Required task – Each entry below must be repeated exactly, with pictures left out.

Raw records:
-*-*-

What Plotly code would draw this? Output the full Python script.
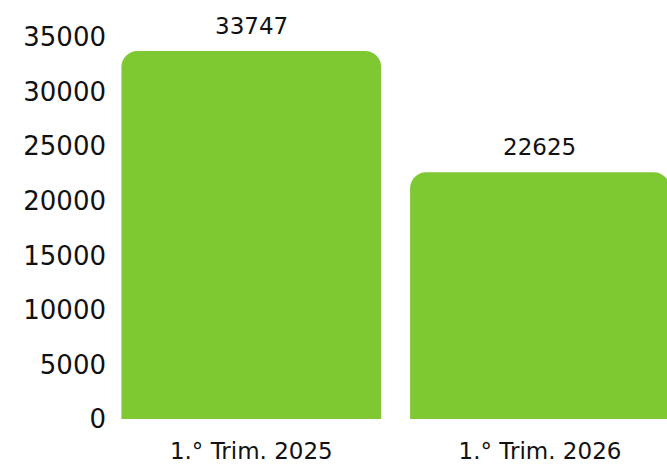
import plotly.graph_objects as go

categories = ["1.° Trim. 2025", "1.° Trim. 2026"]
values = [33747, 22625]
tick_vals = [0, 5000, 10000, 15000, 20000, 25000, 30000, 35000]
tick_text = [str(v) for v in tick_vals]

green = "#7ec832"
font_family = "DejaVu Sans"

fig = go.Figure(
    go.Bar(
        x=categories,
        y=values,
        marker=dict(color=green, cornerradius=16, line=dict(width=0)),
        hoverinfo="skip",
    )
)

for c, v in zip(categories, values):
    fig.add_annotation(
        x=c, y=v, text=str(v), showarrow=False,
        yanchor="bottom", yshift=10,
        font=dict(family=font_family, size=23, color="#111111"),
    )

fig.update_layout(
    width=667, height=464,
    margin=dict(l=107, r=0, t=26, b=45),
    paper_bgcolor="white", plot_bgcolor="white",
    bargap=0.1, showlegend=False,
    xaxis=dict(
        range=[-0.5, 1.44], showgrid=False, zeroline=False, showline=False,
        ticks="outside", ticklen=11, tickcolor="white",
        tickfont=dict(family=font_family, size=23, color="#111111"),
    ),
    yaxis=dict(
        range=[0, 36040], tickvals=tick_vals, ticktext=tick_text,
        showgrid=False, zeroline=False, showline=False,
        ticks="",
        tickfont=dict(family=font_family, size=26, color="#111111"),
    ),
)

fig.write_html(
    "out.html",
    config={"displayModeBar": False, "staticPlot": True},
    post_script="document.body.style.margin='0';document.body.style.overflow='hidden';",
)
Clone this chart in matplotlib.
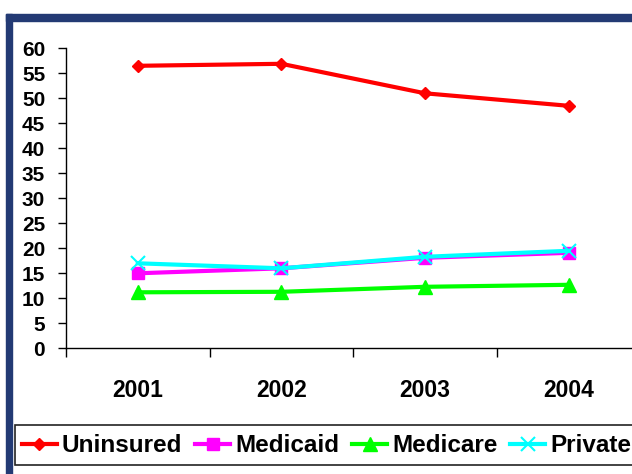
import matplotlib
matplotlib.use("Agg")
import matplotlib.pyplot as plt
from matplotlib.patches import Rectangle

years = ["2001", "2002", "2003", "2004"]
y_ticks = [0, 5, 10, 15, 20, 25, 30, 35, 40, 45, 50, 55, 60]
uninsured = [56.5, 56.9, 51.0, 48.5]
medicaid = [15.0, 16.0, 18.1, 19.1]
medicare = [11.2, 11.3, 12.3, 12.7]
private = [17.0, 16.0, 18.3, 19.5]

FONT = "Liberation Sans"
plt.rcParams["font.family"] = [FONT, "DejaVu Sans"]
plt.rcParams["font.weight"] = "bold"

W, H = 632, 474
fig = plt.figure(figsize=(W / 100, H / 100), dpi=100)
fig.patch.set_facecolor("white")

def px(x0, y0, w, h):
    return [x0 / W, 1 - (y0 + h) / H, w / W, h / H]

# axes: left at x=66, y=0 at 348.3, y=60 at 48.3; width extends beyond figure
ax = fig.add_axes(px(66, 48.3, 574.4, 300.0))
x = list(range(len(years)))
ax.plot(x, uninsured, color="#FF0000", lw=3, marker="D", ms=6.5, mec="#FF0000", label="Uninsured", zorder=3)
ax.plot(x, medicaid, color="#FF00FF", lw=3, marker="s", ms=8.5, mec="#FF00FF", label="Medicaid", zorder=3)
ax.plot(x, medicare, color="#00FF00", lw=3, marker="^", ms=10, mec="#00FF00", label="Medicare", zorder=3)
ax.plot(x, private, color="#00FFFF", lw=3, marker="x", ms=10, mew=1.5, mec="#00FFFF", label="Private", zorder=4)

ax.set_xlim(-0.5, len(years) - 0.5)
ax.set_ylim(0, 60)
ax.set_yticks(y_ticks)
ax.set_yticklabels([str(v) for v in y_ticks], fontsize=15, fontweight="bold")
ax.set_xticks([i - 0.5 for i in range(len(years) + 1)])
ax.set_xticklabels([])
ax.set_xticks(x, minor=True)
ax.set_xticklabels(years, minor=True, fontsize=16.5, fontweight="bold")
ax.tick_params(axis="y", direction="out", length=6, width=1, pad=9, colors="black")
ax.tick_params(axis="x", which="major", direction="out", length=6.5, width=1, colors="black")
ax.tick_params(axis="x", which="minor", length=0, pad=22)
for s in ["top", "right"]:
    ax.spines[s].set_visible(False)
for s in ["left", "bottom"]:
    ax.spines[s].set_linewidth(1)
    ax.spines[s].set_color("black")
ax.patch.set_alpha(0)

# navy frame (left and top)
navy = "#233a74"
fig.add_artist(Rectangle((6 / W, 0), 6 / W, 1 - 14 / H, transform=fig.transFigure, color=navy, zorder=0))
fig.add_artist(Rectangle((6 / W, 1 - 20.5 / H), 1, 6.5 / H, transform=fig.transFigure, color=navy, zorder=0))

# legend box
fig.add_artist(Rectangle((15 / W, 1 - 465 / H), 700 / W, 40 / H, transform=fig.transFigure,
                         facecolor="white", edgecolor="#222222", lw=1.2, zorder=1))
fs = 17.5
fpx = fs * 100 / 72
leg = fig.legend(loc="center left", bbox_to_anchor=(21.7 / W, 1 - 446 / H), ncol=4,
                 frameon=False, prop={"family": [FONT, "DejaVu Sans"], "weight": "bold", "size": fs},
                 handlelength=35 / fpx, handletextpad=5 / fpx, columnspacing=13 / fpx,
                 borderpad=0, borderaxespad=0, numpoints=1)
leg.set_zorder(2)

fig.savefig("out.png", dpi=100, facecolor="white")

-*-*-

Exercise response –
What Plotly code would draw this? Output the full Python script.
import plotly.graph_objects as go

categories = ["1.° Trim. 2025", "1.° Trim. 2026"]
values = [33747, 22625]
tick_vals = [0, 5000, 10000, 15000, 20000, 25000, 30000, 35000]
tick_text = [str(v) for v in tick_vals]

green = "#7ec832"
font_family = "DejaVu Sans"

fig = go.Figure(
    go.Bar(
        x=categories,
        y=values,
        marker=dict(color=green, cornerradius=16, line=dict(width=0)),
        hoverinfo="skip",
    )
)

for c, v in zip(categories, values):
    fig.add_annotation(
        x=c, y=v, text=str(v), showarrow=False,
        yanchor="bottom", yshift=10,
        font=dict(family=font_family, size=23, color="#111111"),
    )

fig.update_layout(
    width=667, height=464,
    margin=dict(l=107, r=0, t=26, b=45),
    paper_bgcolor="white", plot_bgcolor="white",
    bargap=0.1, showlegend=False,
    xaxis=dict(
        range=[-0.5, 1.44], showgrid=False, zeroline=False, showline=False,
        ticks="outside", ticklen=11, tickcolor="white",
        tickfont=dict(family=font_family, size=23, color="#111111"),
    ),
    yaxis=dict(
        range=[0, 36040], tickvals=tick_vals, ticktext=tick_text,
        showgrid=False, zeroline=False, showline=False,
        ticks="",
        tickfont=dict(family=font_family, size=26, color="#111111"),
    ),
)

fig.write_html(
    "out.html",
    config={"displayModeBar": False, "staticPlot": True},
    post_script="document.body.style.margin='0';document.body.style.overflow='hidden';",
)
Clone this chart in matplotlib.
import matplotlib
matplotlib.use("Agg")
import matplotlib.pyplot as plt
from matplotlib.patches import Rectangle

years = ["2001", "2002", "2003", "2004"]
y_ticks = [0, 5, 10, 15, 20, 25, 30, 35, 40, 45, 50, 55, 60]
uninsured = [56.5, 56.9, 51.0, 48.5]
medicaid = [15.0, 16.0, 18.1, 19.1]
medicare = [11.2, 11.3, 12.3, 12.7]
private = [17.0, 16.0, 18.3, 19.5]

FONT = "Liberation Sans"
plt.rcParams["font.family"] = [FONT, "DejaVu Sans"]
plt.rcParams["font.weight"] = "bold"

W, H = 632, 474
fig = plt.figure(figsize=(W / 100, H / 100), dpi=100)
fig.patch.set_facecolor("white")

def px(x0, y0, w, h):
    return [x0 / W, 1 - (y0 + h) / H, w / W, h / H]

# axes: left at x=66, y=0 at 348.3, y=60 at 48.3; width extends beyond figure
ax = fig.add_axes(px(66, 48.3, 574.4, 300.0))
x = list(range(len(years)))
ax.plot(x, uninsured, color="#FF0000", lw=3, marker="D", ms=6.5, mec="#FF0000", label="Uninsured", zorder=3)
ax.plot(x, medicaid, color="#FF00FF", lw=3, marker="s", ms=8.5, mec="#FF00FF", label="Medicaid", zorder=3)
ax.plot(x, medicare, color="#00FF00", lw=3, marker="^", ms=10, mec="#00FF00", label="Medicare", zorder=3)
ax.plot(x, private, color="#00FFFF", lw=3, marker="x", ms=10, mew=1.5, mec="#00FFFF", label="Private", zorder=4)

ax.set_xlim(-0.5, len(years) - 0.5)
ax.set_ylim(0, 60)
ax.set_yticks(y_ticks)
ax.set_yticklabels([str(v) for v in y_ticks], fontsize=15, fontweight="bold")
ax.set_xticks([i - 0.5 for i in range(len(years) + 1)])
ax.set_xticklabels([])
ax.set_xticks(x, minor=True)
ax.set_xticklabels(years, minor=True, fontsize=16.5, fontweight="bold")
ax.tick_params(axis="y", direction="out", length=6, width=1, pad=9, colors="black")
ax.tick_params(axis="x", which="major", direction="out", length=6.5, width=1, colors="black")
ax.tick_params(axis="x", which="minor", length=0, pad=22)
for s in ["top", "right"]:
    ax.spines[s].set_visible(False)
for s in ["left", "bottom"]:
    ax.spines[s].set_linewidth(1)
    ax.spines[s].set_color("black")
ax.patch.set_alpha(0)

# navy frame (left and top)
navy = "#233a74"
fig.add_artist(Rectangle((6 / W, 0), 6 / W, 1 - 14 / H, transform=fig.transFigure, color=navy, zorder=0))
fig.add_artist(Rectangle((6 / W, 1 - 20.5 / H), 1, 6.5 / H, transform=fig.transFigure, color=navy, zorder=0))

# legend box
fig.add_artist(Rectangle((15 / W, 1 - 465 / H), 700 / W, 40 / H, transform=fig.transFigure,
                         facecolor="white", edgecolor="#222222", lw=1.2, zorder=1))
fs = 17.5
fpx = fs * 100 / 72
leg = fig.legend(loc="center left", bbox_to_anchor=(21.7 / W, 1 - 446 / H), ncol=4,
                 frameon=False, prop={"family": [FONT, "DejaVu Sans"], "weight": "bold", "size": fs},
                 handlelength=35 / fpx, handletextpad=5 / fpx, columnspacing=13 / fpx,
                 borderpad=0, borderaxespad=0, numpoints=1)
leg.set_zorder(2)

fig.savefig("out.png", dpi=100, facecolor="white")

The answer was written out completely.